First half 2009: Sales +9% reported, flat like for like, Ebit +38%, eps -10%
Guidance for 2009: DKK61 (US$11.9)bn sales, EBIT>DKK9 (US$1.75)bn, Net profit>DKK3.5 (US$0.68)bn.
As expected (cf our previous comment), management had to revise down sales guidance by 3% this year from DKK 63bn to DKK 61bn, owing to the sharp deterioration of volume. Except for Asia (only 10% of volume), Carlsberg’s (OTC:CGBWF) key markets, Northern Europe (47% of total volume) and Eastern Europe (43%) should continue to decline in H2, albeit at a slower rate than in H1. We are looking for a -4% volume decline in 2009 versus -5% in H1, coupled with negative mix. Organic growth should remain flattish thanks to pricing.

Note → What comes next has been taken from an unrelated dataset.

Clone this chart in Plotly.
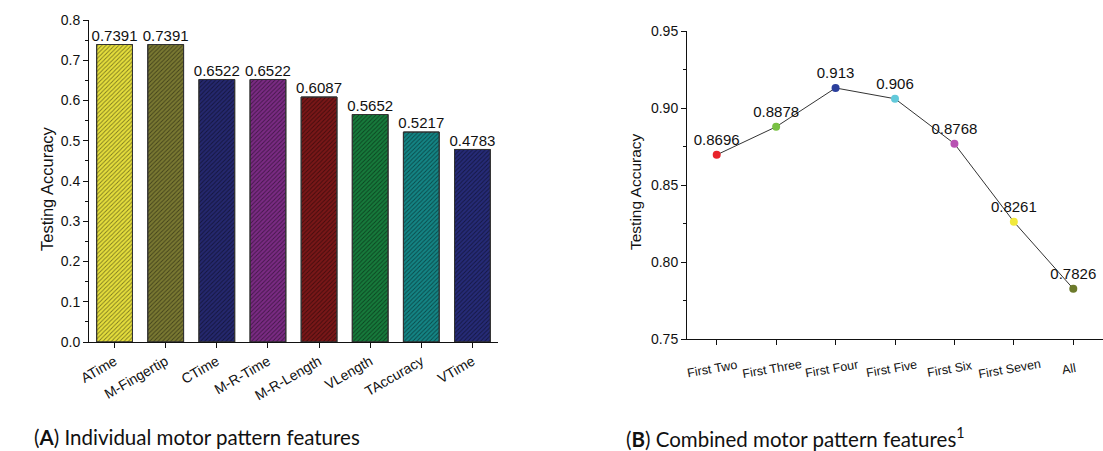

The good news came from the bottom line, much better than anticipated in H1. We expect operating earnings to continue to benefit from the conjunction of positive pricing (+5%), lower media spending (media costs fell by 15%), accelerated efficiency programs and synergies from the integration of Scottish&Newcastle. We look for 210bp gain in EBIT margin from 13.3% to 15.4% of sales. EBIT could exceed management initial guidance of DKK9bn, which implies only +2.6% increase in operating profit in H2. Net profit could achieve DKK3.66m, up 4.5% versus initial guidance. However, these numbers are in line with consensus and should not surprise investors.
The major risk for Carlsberg is a significant increase in the excise tax. The tighter alcohol regulation should lead to beer excise increase which will be effective as of January 2010. According to press reports, the increase could be between 25% to 200%, implying retail price increases from 1% to +10%. The scale of the increase should be known early October.
Given the uncertainty, we expect the stock price to remain under pressure.
Carlsberg trades at 12.5x P/E based on 2010, implying 10% discount to peers and FCF yield exceeds 12%. Our DCF points to DKK360 (US$70.3) per share.